* What to do *
Skip all pictures, then print the remaining material exactly.
-------- Data shown --------
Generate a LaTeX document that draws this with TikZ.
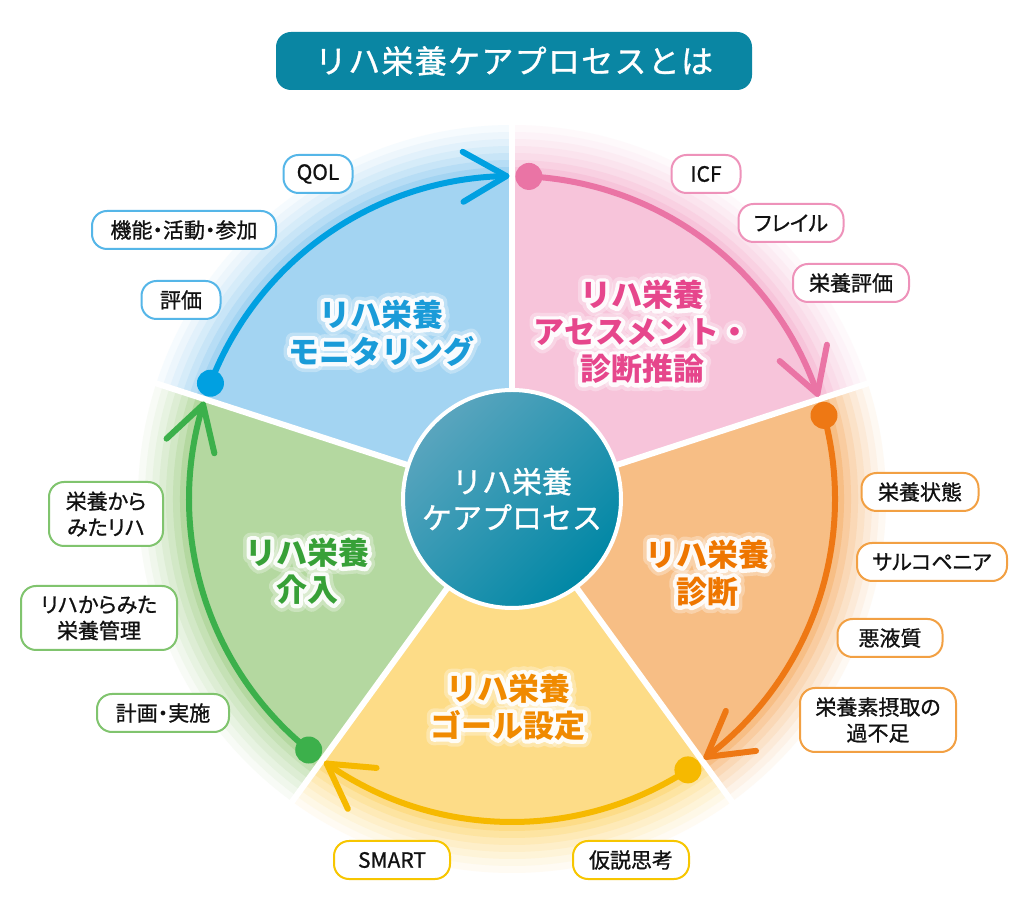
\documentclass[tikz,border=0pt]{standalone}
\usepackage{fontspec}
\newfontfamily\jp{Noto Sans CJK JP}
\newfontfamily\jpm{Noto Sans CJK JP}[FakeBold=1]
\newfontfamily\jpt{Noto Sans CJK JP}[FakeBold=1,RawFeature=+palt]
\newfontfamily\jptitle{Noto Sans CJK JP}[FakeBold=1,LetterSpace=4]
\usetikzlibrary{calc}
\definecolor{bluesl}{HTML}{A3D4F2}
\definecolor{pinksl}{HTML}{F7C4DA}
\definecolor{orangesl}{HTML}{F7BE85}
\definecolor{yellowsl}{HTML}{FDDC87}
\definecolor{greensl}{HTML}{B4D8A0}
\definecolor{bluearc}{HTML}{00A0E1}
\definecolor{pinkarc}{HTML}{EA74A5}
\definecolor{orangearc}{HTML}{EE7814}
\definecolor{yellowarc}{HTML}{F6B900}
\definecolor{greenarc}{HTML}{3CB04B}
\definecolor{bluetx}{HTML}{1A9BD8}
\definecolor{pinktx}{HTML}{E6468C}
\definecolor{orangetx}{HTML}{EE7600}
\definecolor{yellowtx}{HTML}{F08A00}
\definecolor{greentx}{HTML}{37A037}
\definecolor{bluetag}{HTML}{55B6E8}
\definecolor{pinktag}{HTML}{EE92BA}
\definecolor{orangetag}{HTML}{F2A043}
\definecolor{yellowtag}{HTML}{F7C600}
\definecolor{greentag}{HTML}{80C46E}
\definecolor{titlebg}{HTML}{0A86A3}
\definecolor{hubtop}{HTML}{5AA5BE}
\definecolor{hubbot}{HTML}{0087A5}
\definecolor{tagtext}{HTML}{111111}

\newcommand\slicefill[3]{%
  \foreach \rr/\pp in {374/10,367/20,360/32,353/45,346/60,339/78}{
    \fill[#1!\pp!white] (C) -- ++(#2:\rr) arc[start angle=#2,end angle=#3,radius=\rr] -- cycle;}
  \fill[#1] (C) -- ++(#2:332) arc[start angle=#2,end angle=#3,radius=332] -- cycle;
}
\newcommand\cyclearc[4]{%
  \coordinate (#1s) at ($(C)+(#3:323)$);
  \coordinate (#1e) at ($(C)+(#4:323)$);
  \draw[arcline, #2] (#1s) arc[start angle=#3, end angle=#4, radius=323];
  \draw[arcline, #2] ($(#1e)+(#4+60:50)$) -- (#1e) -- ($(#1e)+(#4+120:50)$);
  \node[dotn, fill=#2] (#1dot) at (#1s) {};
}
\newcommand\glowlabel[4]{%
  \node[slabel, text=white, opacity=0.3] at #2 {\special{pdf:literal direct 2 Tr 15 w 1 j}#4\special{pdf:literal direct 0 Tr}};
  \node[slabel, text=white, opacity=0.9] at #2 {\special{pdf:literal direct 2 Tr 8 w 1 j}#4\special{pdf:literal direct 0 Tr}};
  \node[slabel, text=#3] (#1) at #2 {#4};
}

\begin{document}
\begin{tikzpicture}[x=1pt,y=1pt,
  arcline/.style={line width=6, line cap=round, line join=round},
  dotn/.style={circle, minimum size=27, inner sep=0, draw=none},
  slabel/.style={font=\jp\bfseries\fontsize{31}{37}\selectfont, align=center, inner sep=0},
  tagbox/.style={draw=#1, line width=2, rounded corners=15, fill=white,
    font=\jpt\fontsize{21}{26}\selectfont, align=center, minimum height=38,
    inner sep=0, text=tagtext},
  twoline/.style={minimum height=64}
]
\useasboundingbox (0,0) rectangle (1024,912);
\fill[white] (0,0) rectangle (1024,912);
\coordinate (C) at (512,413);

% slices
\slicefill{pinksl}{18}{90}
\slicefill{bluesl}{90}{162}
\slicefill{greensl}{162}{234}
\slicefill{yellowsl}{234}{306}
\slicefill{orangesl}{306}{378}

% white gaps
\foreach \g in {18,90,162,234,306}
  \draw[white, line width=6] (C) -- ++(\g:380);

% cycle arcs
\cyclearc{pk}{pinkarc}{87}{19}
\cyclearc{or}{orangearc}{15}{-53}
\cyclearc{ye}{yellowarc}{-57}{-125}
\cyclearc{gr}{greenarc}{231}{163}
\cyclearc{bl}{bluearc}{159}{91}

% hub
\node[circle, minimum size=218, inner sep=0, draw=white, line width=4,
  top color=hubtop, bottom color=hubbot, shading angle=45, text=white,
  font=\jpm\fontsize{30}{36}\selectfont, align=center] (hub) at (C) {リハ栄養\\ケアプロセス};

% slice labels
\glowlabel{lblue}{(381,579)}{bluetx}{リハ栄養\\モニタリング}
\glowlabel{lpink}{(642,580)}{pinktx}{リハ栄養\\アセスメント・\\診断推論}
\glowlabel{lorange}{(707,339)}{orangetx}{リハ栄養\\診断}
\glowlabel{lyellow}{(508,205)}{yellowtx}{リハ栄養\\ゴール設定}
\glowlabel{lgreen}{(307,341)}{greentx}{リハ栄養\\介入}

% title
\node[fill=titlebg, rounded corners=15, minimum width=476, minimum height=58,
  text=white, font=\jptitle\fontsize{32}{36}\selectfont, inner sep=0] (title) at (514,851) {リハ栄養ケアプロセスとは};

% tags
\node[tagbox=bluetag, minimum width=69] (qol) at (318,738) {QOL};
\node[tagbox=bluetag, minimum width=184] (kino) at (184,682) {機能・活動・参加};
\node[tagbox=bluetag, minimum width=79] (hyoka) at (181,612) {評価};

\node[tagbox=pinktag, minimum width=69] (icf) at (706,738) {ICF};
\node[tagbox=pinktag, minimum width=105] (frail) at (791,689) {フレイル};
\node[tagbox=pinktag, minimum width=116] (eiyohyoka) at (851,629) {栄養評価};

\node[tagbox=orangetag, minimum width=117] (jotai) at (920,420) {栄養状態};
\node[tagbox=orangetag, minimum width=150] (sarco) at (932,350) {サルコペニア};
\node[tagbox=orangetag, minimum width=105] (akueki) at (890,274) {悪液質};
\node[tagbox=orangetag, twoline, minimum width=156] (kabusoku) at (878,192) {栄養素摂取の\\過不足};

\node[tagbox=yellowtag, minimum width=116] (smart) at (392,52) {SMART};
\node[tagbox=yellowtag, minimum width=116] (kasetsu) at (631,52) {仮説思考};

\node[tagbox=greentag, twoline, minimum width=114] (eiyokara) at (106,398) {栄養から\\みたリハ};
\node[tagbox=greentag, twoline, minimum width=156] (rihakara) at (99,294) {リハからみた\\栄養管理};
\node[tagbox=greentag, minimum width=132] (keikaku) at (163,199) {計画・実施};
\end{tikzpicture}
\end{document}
--------
* Answer to this exercise *
Generate a LaTeX document that draws this with TikZ.
\documentclass[tikz,border=0pt]{standalone}
\usepackage{fontspec}
\newfontfamily\jp{Noto Sans CJK JP}
\newfontfamily\jpm{Noto Sans CJK JP}[FakeBold=1]
\newfontfamily\jpt{Noto Sans CJK JP}[FakeBold=1,RawFeature=+palt]
\newfontfamily\jptitle{Noto Sans CJK JP}[FakeBold=1,LetterSpace=4]
\usetikzlibrary{calc}
\definecolor{bluesl}{HTML}{A3D4F2}
\definecolor{pinksl}{HTML}{F7C4DA}
\definecolor{orangesl}{HTML}{F7BE85}
\definecolor{yellowsl}{HTML}{FDDC87}
\definecolor{greensl}{HTML}{B4D8A0}
\definecolor{bluearc}{HTML}{00A0E1}
\definecolor{pinkarc}{HTML}{EA74A5}
\definecolor{orangearc}{HTML}{EE7814}
\definecolor{yellowarc}{HTML}{F6B900}
\definecolor{greenarc}{HTML}{3CB04B}
\definecolor{bluetx}{HTML}{1A9BD8}
\definecolor{pinktx}{HTML}{E6468C}
\definecolor{orangetx}{HTML}{EE7600}
\definecolor{yellowtx}{HTML}{F08A00}
\definecolor{greentx}{HTML}{37A037}
\definecolor{bluetag}{HTML}{55B6E8}
\definecolor{pinktag}{HTML}{EE92BA}
\definecolor{orangetag}{HTML}{F2A043}
\definecolor{yellowtag}{HTML}{F7C600}
\definecolor{greentag}{HTML}{80C46E}
\definecolor{titlebg}{HTML}{0A86A3}
\definecolor{hubtop}{HTML}{5AA5BE}
\definecolor{hubbot}{HTML}{0087A5}
\definecolor{tagtext}{HTML}{111111}

\newcommand\slicefill[3]{%
  \foreach \rr/\pp in {374/10,367/20,360/32,353/45,346/60,339/78}{
    \fill[#1!\pp!white] (C) -- ++(#2:\rr) arc[start angle=#2,end angle=#3,radius=\rr] -- cycle;}
  \fill[#1] (C) -- ++(#2:332) arc[start angle=#2,end angle=#3,radius=332] -- cycle;
}
\newcommand\cyclearc[4]{%
  \coordinate (#1s) at ($(C)+(#3:323)$);
  \coordinate (#1e) at ($(C)+(#4:323)$);
  \draw[arcline, #2] (#1s) arc[start angle=#3, end angle=#4, radius=323];
  \draw[arcline, #2] ($(#1e)+(#4+60:50)$) -- (#1e) -- ($(#1e)+(#4+120:50)$);
  \node[dotn, fill=#2] (#1dot) at (#1s) {};
}
\newcommand\glowlabel[4]{%
  \node[slabel, text=white, opacity=0.3] at #2 {\special{pdf:literal direct 2 Tr 15 w 1 j}#4\special{pdf:literal direct 0 Tr}};
  \node[slabel, text=white, opacity=0.9] at #2 {\special{pdf:literal direct 2 Tr 8 w 1 j}#4\special{pdf:literal direct 0 Tr}};
  \node[slabel, text=#3] (#1) at #2 {#4};
}

\begin{document}
\begin{tikzpicture}[x=1pt,y=1pt,
  arcline/.style={line width=6, line cap=round, line join=round},
  dotn/.style={circle, minimum size=27, inner sep=0, draw=none},
  slabel/.style={font=\jp\bfseries\fontsize{31}{37}\selectfont, align=center, inner sep=0},
  tagbox/.style={draw=#1, line width=2, rounded corners=15, fill=white,
    font=\jpt\fontsize{21}{26}\selectfont, align=center, minimum height=38,
    inner sep=0, text=tagtext},
  twoline/.style={minimum height=64}
]
\useasboundingbox (0,0) rectangle (1024,912);
\fill[white] (0,0) rectangle (1024,912);
\coordinate (C) at (512,413);

% slices
\slicefill{pinksl}{18}{90}
\slicefill{bluesl}{90}{162}
\slicefill{greensl}{162}{234}
\slicefill{yellowsl}{234}{306}
\slicefill{orangesl}{306}{378}

% white gaps
\foreach \g in {18,90,162,234,306}
  \draw[white, line width=6] (C) -- ++(\g:380);

% cycle arcs
\cyclearc{pk}{pinkarc}{87}{19}
\cyclearc{or}{orangearc}{15}{-53}
\cyclearc{ye}{yellowarc}{-57}{-125}
\cyclearc{gr}{greenarc}{231}{163}
\cyclearc{bl}{bluearc}{159}{91}

% hub
\node[circle, minimum size=218, inner sep=0, draw=white, line width=4,
  top color=hubtop, bottom color=hubbot, shading angle=45, text=white,
  font=\jpm\fontsize{30}{36}\selectfont, align=center] (hub) at (C) {リハ栄養\\ケアプロセス};

% slice labels
\glowlabel{lblue}{(381,579)}{bluetx}{リハ栄養\\モニタリング}
\glowlabel{lpink}{(642,580)}{pinktx}{リハ栄養\\アセスメント・\\診断推論}
\glowlabel{lorange}{(707,339)}{orangetx}{リハ栄養\\診断}
\glowlabel{lyellow}{(508,205)}{yellowtx}{リハ栄養\\ゴール設定}
\glowlabel{lgreen}{(307,341)}{greentx}{リハ栄養\\介入}

% title
\node[fill=titlebg, rounded corners=15, minimum width=476, minimum height=58,
  text=white, font=\jptitle\fontsize{32}{36}\selectfont, inner sep=0] (title) at (514,851) {リハ栄養ケアプロセスとは};

% tags
\node[tagbox=bluetag, minimum width=69] (qol) at (318,738) {QOL};
\node[tagbox=bluetag, minimum width=184] (kino) at (184,682) {機能・活動・参加};
\node[tagbox=bluetag, minimum width=79] (hyoka) at (181,612) {評価};

\node[tagbox=pinktag, minimum width=69] (icf) at (706,738) {ICF};
\node[tagbox=pinktag, minimum width=105] (frail) at (791,689) {フレイル};
\node[tagbox=pinktag, minimum width=116] (eiyohyoka) at (851,629) {栄養評価};

\node[tagbox=orangetag, minimum width=117] (jotai) at (920,420) {栄養状態};
\node[tagbox=orangetag, minimum width=150] (sarco) at (932,350) {サルコペニア};
\node[tagbox=orangetag, minimum width=105] (akueki) at (890,274) {悪液質};
\node[tagbox=orangetag, twoline, minimum width=156] (kabusoku) at (878,192) {栄養素摂取の\\過不足};

\node[tagbox=yellowtag, minimum width=116] (smart) at (392,52) {SMART};
\node[tagbox=yellowtag, minimum width=116] (kasetsu) at (631,52) {仮説思考};

\node[tagbox=greentag, twoline, minimum width=114] (eiyokara) at (106,398) {栄養から\\みたリハ};
\node[tagbox=greentag, twoline, minimum width=156] (rihakara) at (99,294) {リハからみた\\栄養管理};
\node[tagbox=greentag, minimum width=132] (keikaku) at (163,199) {計画・実施};
\end{tikzpicture}
\end{document}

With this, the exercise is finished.